3d TQFT from 6d SCFT

TL;DR

The paper derives a direct 3d TQFT $\mathbb{T}[X]$ from the 6d $(2,0)$ SCFT on $S^1\times S^2\times M$ by twisting along $M$ and reducing to 5d MSYM on $S^2\times M$, with the infinite-volume limit yielding a complex Chern-Simons–type theory on $M$. The F-term is taken to be the Chern-Simons functional $W=\frac{1}{2}\int_M CS(\mathcal{A})$, supplemented by corrections to preserve half of the $\mathcal{N}=(2,2)$ supersymmetry on $S^2$, and localization is used to relate the theory to a 3d path integral over magnetic flux sectors. In the infinite-volume limit, the partition function becomes a sum over $B$ of complex Chern-Simons path integrals for $(G_B)_{\mathbb{C}}$ with level $k=0$ and coupling $s=\frac{8\pi^2 r}{e^2}$, with a modified measure from one-loop determinants and a semistable integration domain. The work thus provides a concrete six-dimensional origin for the 3d/3d picture with complex Chern-Simons, clarifies measure and semistability issues, and lays groundwork for explicit calculations on general three-manifolds $M$.

Abstract

We study the six-dimensional (2,0) superconformal field theory on S^1 x S^2 x M via compactification to five dimensions, where M is a three-manifold.
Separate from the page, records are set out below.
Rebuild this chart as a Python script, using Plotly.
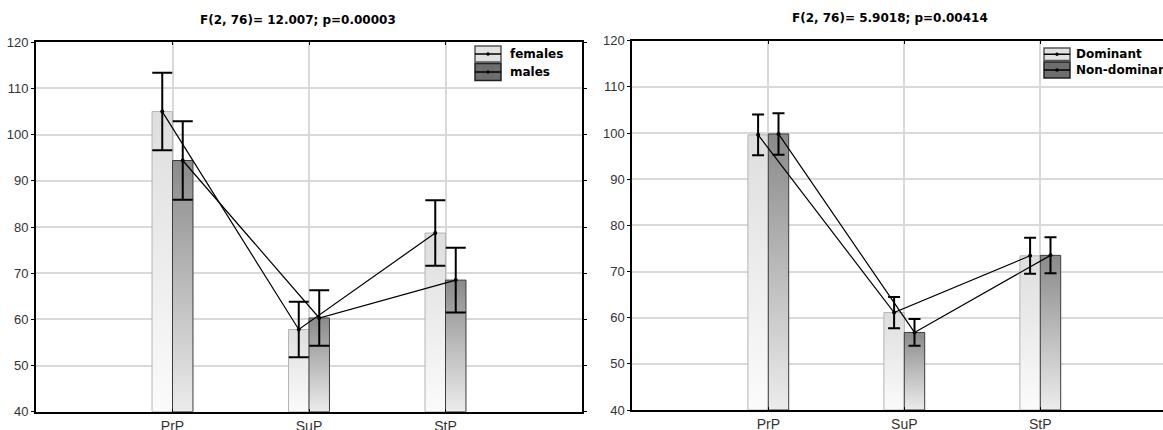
import plotly.graph_objects as go

# ---------------- data ----------------
categories = ["PrP", "SuP", "StP"]
y_ticks = [40, 50, 60, 70, 80, 90, 100, 110, 120]

left_title = "F(2, 76)= 12.007; p=0.00003"
right_title = "F(2, 76)= 5.9018; p=0.00414"

left_series = ["females", "males"]
right_series = ["Dominant", "Non-dominant"]

females_mean = [105.0, 57.8, 78.7]
females_err = [8.4, 6.0, 7.1]
males_mean = [94.4, 60.3, 68.5]
males_err = [8.5, 6.0, 7.0]

dominant_mean = [99.6, 61.1, 73.4]
dominant_err = [4.4, 3.4, 3.9]
nondominant_mean = [99.8, 56.8, 73.5]
nondominant_err = [4.5, 2.9, 3.9]

# ---------------- styling ----------------
W, H = 1163, 430
FONT_NARROW = "Liberation Sans Narrow, Arial Narrow, Liberation Sans, Arial, sans-serif"
FONT_BOLD = "DejaVu Sans, Liberation Sans, Arial, sans-serif"
BASE = 40
HALF = 0.075  # half bar width (category units)

LIGHT = dict(grad=[[0, "#fbfbfb"], [1, "#dedede"]], outline="#b4b4b4", swatch="#e2e2e2")
DARK = dict(grad=[[0, "#ececec"], [1, "#8a8a8a"]], outline="#3c3c3c", swatch="#6e6e6e")

fig = go.Figure()


def add_panel(series, xa, ya, errw):
    offsets = [-HALF, HALF]
    for (means, errs, sty), off in zip(series, offsets):
        for i, v in enumerate(means):
            c = i + 1 + off
            fig.add_trace(go.Scatter(
                x=[c - HALF, c - HALF, c + HALF, c + HALF, c - HALF],
                y=[BASE, v, v, BASE, BASE],
                mode="lines", fill="toself",
                fillgradient=dict(type="vertical", colorscale=sty["grad"]),
                line=dict(color=sty["outline"], width=1),
                xaxis=xa, yaxis=ya, showlegend=False, hoverinfo="skip"))
    for (means, errs, sty), off in zip(series, offsets):
        xs = [i + 1 + off for i in range(len(means))]
        fig.add_trace(go.Scatter(
            x=xs, y=means, mode="lines+markers",
            line=dict(color="black", width=1.2),
            marker=dict(color="black", size=4),
            error_y=dict(type="data", array=errs, color="black",
                         thickness=2, width=errw),
            xaxis=xa, yaxis=ya, showlegend=False))


add_panel([(females_mean, females_err, LIGHT),
           (males_mean, males_err, DARK)], "x", "y", 10)
add_panel([(dominant_mean, dominant_err, LIGHT),
           (nondominant_mean, nondominant_err, DARK)], "x2", "y2", 6)

# ---------------- axes ----------------
L0, L1 = 36, 582
R0 = 632.3
unit_r = 136.0
r_end = (W - R0) / unit_r

axis_common = dict(showgrid=True, gridcolor="#d9d9d9", gridwidth=2,
                   showline=True, linecolor="black", linewidth=2,
                   zeroline=False, tickcolor="black", ticklen=3)

xcommon = dict(axis_common, tickmode="array", tickvals=[1, 2, 3], ticktext=categories,
               ticks="inside", tickfont=dict(family=FONT_NARROW, size=14, color="#333"))
ycommon = dict(axis_common, tickmode="array", tickvals=y_ticks, ticks="outside",
               range=[40, 120], tickfont=dict(family=FONT_NARROW, size=13, color="#333"))


def px(x):
    return x / W


def py(y):
    return 1 - y / H


shapes = []
annotations = [
    dict(text=left_title, x=px(298), y=py(20), xref="paper", yref="paper",
         showarrow=False, xanchor="center", yanchor="middle",
         font=dict(family=FONT_BOLD, size=12, color="black", weight="bold")),
    dict(text=right_title, x=px(890), y=py(18), xref="paper", yref="paper",
         showarrow=False, xanchor="center", yanchor="middle",
         font=dict(family=FONT_BOLD, size=12, color="black", weight="bold")),
]

# manual legends (swatch box + line with marker + bold label)
legend_specs = [
    (left_series, (475, 501), [(46, 62), (63.5, 80.5)], 508),
    (right_series, (1044, 1070), [(48, 60.5), (62, 78)], 1074),
]
for names, (sx0, sx1), rows, tx in legend_specs:
    for name, (y0, y1), sty in zip(names, rows, [LIGHT, DARK]):
        shapes.append(dict(type="rect", xref="paper", yref="paper",
                           x0=px(sx0), x1=px(sx1), y0=py(y1), y1=py(y0),
                           fillcolor=sty["swatch"],
                           line=dict(color="#555" if sty is LIGHT else "#222", width=1.5)))
        ym = (y0 + y1) / 2
        shapes.append(dict(type="line", xref="paper", yref="paper",
                           x0=px(sx0), x1=px(sx1), y0=py(ym), y1=py(ym),
                           line=dict(color="black", width=1.5)))
        shapes.append(dict(type="circle", xref="paper", yref="paper",
                           x0=px((sx0 + sx1) / 2 - 1.8), x1=px((sx0 + sx1) / 2 + 1.8),
                           y0=py(ym + 1.8), y1=py(ym - 1.8),
                           fillcolor="black", line=dict(color="black", width=0)))
        annotations.append(dict(text=name, x=px(tx), y=py(ym), xref="paper", yref="paper",
                                showarrow=False, xanchor="left", yanchor="middle",
                                font=dict(family=FONT_BOLD, size=12, color="black",
                                          weight="bold")))

fig.update_layout(
    width=W, height=H,
    margin=dict(l=0, r=0, t=0, b=0, pad=0, autoexpand=False),
    paper_bgcolor="white", plot_bgcolor="white",
    showlegend=False,
    xaxis=dict(xcommon, domain=[L0 / W, L1 / W], range=[0, 4], mirror="ticks", anchor="y"),
    yaxis=dict(ycommon, domain=[1 - 411.7 / H, 1 - 42.3 / H], mirror="ticks", anchor="x"),
    xaxis2=dict(xcommon, domain=[R0 / W, 1.0], range=[0, r_end], mirror="ticks", anchor="y2"),
    yaxis2=dict(ycommon, domain=[1 - 410 / H, 1 - 40.7 / H], mirror=False, anchor="x2"),
    shapes=shapes,
    annotations=annotations,
)

fig.write_html("out.html",
               config={"displayModeBar": False, "staticPlot": True},
               post_script="document.body.style.margin='0';document.body.style.overflow='hidden';")
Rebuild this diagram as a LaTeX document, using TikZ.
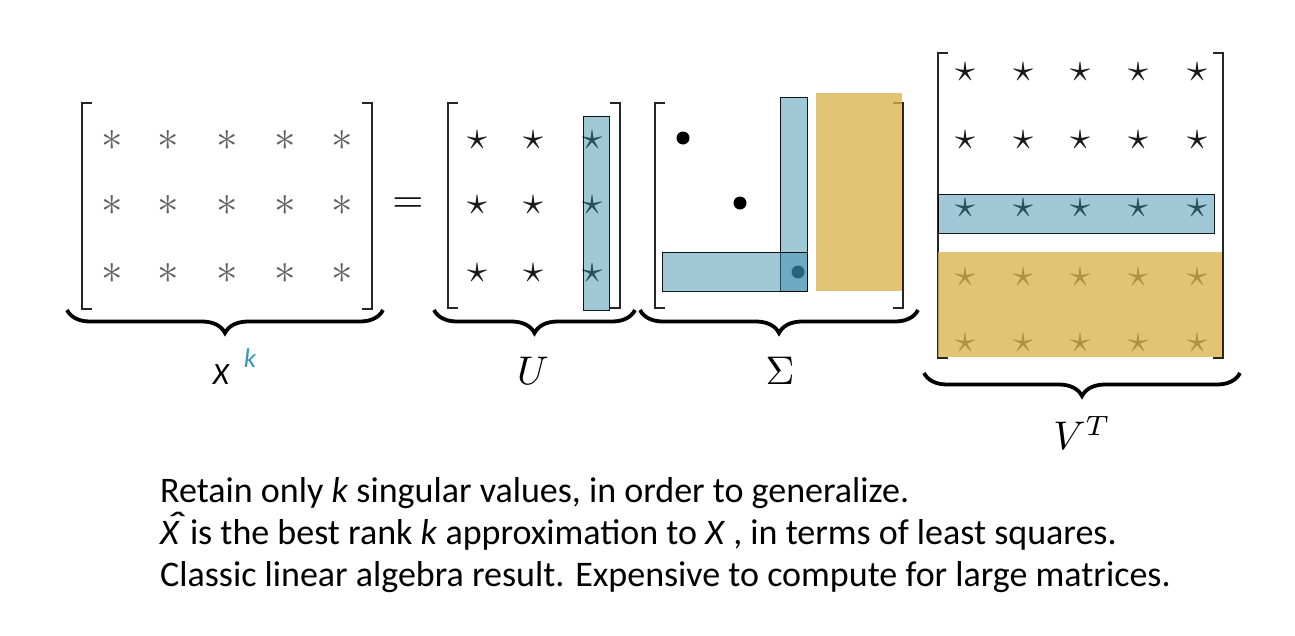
\documentclass[tikz,border=0pt]{standalone}
\usepackage{fontspec}
\setmainfont{Carlito}
\usetikzlibrary{decorations.pathreplacing}
\definecolor{ublue}{RGB}{55,140,172}
\definecolor{ugold}{RGB}{217,181,77}
\definecolor{kblue}{RGB}{60,150,185}
\newcommand{\hatX}{\makebox[0pt][l]{\hspace{0.1em}\raisebox{0.2em}{\scalebox{1.6}[1]{\textit{ˆ}}}}\textit{X}\hspace{0.05em}}
\begin{document}
\begin{tikzpicture}[x=1pt,y=-1pt,
  big/.style={scale=4, inner sep=0pt},
  astx/.style={scale=4.3, inner sep=0pt, text=black!62},
  starx/.style={big, text=black!90},
  dotx/.style={circle, fill=black, inner sep=0pt, minimum width=11pt, minimum height=13pt},
  brk/.style={line width=2.4pt, black!85},
  bluebox/.style={fill=ublue, fill opacity=0.47, draw=black, draw opacity=0.9, line width=1pt},
  goldbox/.style={fill=ugold, fill opacity=0.78, draw=none},
  brc/.style={line width=3.8pt, decorate, decoration={brace, mirror, amplitude=23pt}},
  txt/.style={font=\fontsize{36}{42}\selectfont, inner sep=0pt, anchor=base west}
]
\useasboundingbox (0,0) rectangle (1295,635);
\fill[white] (0,0) rectangle (1295,635);

% ---------- X ----------
\foreach \c [count=\i] in {112,168,227,285,342}
  \foreach \r [count=\j] in {140,205,273}
    \node[astx] (x-\j-\i) at (\c,\r) {$\ast$};
\draw[brk] (92,103) -- (82,103) -- (82,309) -- (92,309);
\draw[brk] (362,103) -- (372,103) -- (372,309) -- (362,309);
\coordinate (xbl) at (67,310);
\coordinate (xbr) at (383,310);
\draw[brc] (xbl) -- (xbr);
\node[font=\fontsize{31}{36}\selectfont\itshape, inner sep=0pt] (xlab) at (221,375) {X};
\node[font=\fontsize{27}{32}\selectfont\itshape, text=kblue, inner sep=0pt] (klab) at (250,358) {k};

\node[big] (eq) at (408,205) {$=$};

% ---------- U ----------
\foreach \c [count=\i] in {477,533,592}
  \foreach \r [count=\j] in {140,205,273}
    \node[starx] (u-\j-\i) at (\c,\r) {$\star$};
\draw[brk] (458,103) -- (448,103) -- (448,308) -- (458,308);
\draw[brk] (610,103) -- (620,103) -- (620,308) -- (610,308);
\draw[bluebox] (583,116) rectangle (609,310);
\coordinate (ubl) at (434,310);
\coordinate (ubr) at (635,310);
\draw[brc] (ubl) -- (ubr);
\node[big] (ulab) at (533,371) {$U$};

% ---------- Sigma ----------
\node[dotx] (s-1) at (683,138) {};
\node[dotx] (s-2) at (740,203) {};
\node[dotx] (s-3) at (798,272) {};
\draw[brk] (665,103) -- (655,103) -- (655,308) -- (665,308);
\draw[brk] (893,103) -- (903,103) -- (903,308) -- (893,308);
\draw[bluebox] (780,97) rectangle (807,291);
\draw[bluebox] (662,252) rectangle (807,291);
\fill[goldbox] (816,93) rectangle (902,291);
\coordinate (sbl) at (640,310);
\coordinate (sbr) at (918,310);
\draw[brc] (sbl) -- (sbr);
\node[big] (slab) at (780,371) {$\Sigma$};

% ---------- V^T ----------
\foreach \c [count=\i] in {965,1023,1080,1138,1197}
  \foreach \r [count=\j] in {72,140,208,277,343}
    \node[starx] (v-\j-\i) at (\c,\r) {$\star$};
\draw[brk] (948,53) -- (938,53) -- (938,358) -- (948,358);
\draw[brk] (1213,53) -- (1223,53) -- (1223,358) -- (1213,358);
\draw[bluebox] (938,194) rectangle (1214,233);
\fill[goldbox] (938,252) rectangle (1222,357);
\coordinate (vbl) at (924,373);
\coordinate (vbr) at (1240,373);
\draw[brc] (vbl) -- (vbr);
\node[big] (vlab) at (1082,433) {$V^T$};

% ---------- text ----------
\node[txt] (t1) at (160,502) {Retain only \textit{k} singular values, in order to generalize.};
\node[txt] (t2) at (160,544) {\hatX{} is the best rank \textit{k} approximation to \textit{X} , in terms of least squares.};
\node[txt] (t3) at (160,586) {Classic linear algebra result. Expensive to compute for large matrices.};
\end{tikzpicture}
\end{document}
Twisted along M, the five-dimensional theory has a half of N = (2,2) supersymmetry on S^2, the other half being broken by a superpotential. We show that in the limit where M is infinitely large, the twisted theory reduces to a three-dimensional topological quantum field theory which is closely related to Chern-Simons theory for the complexified gauge group.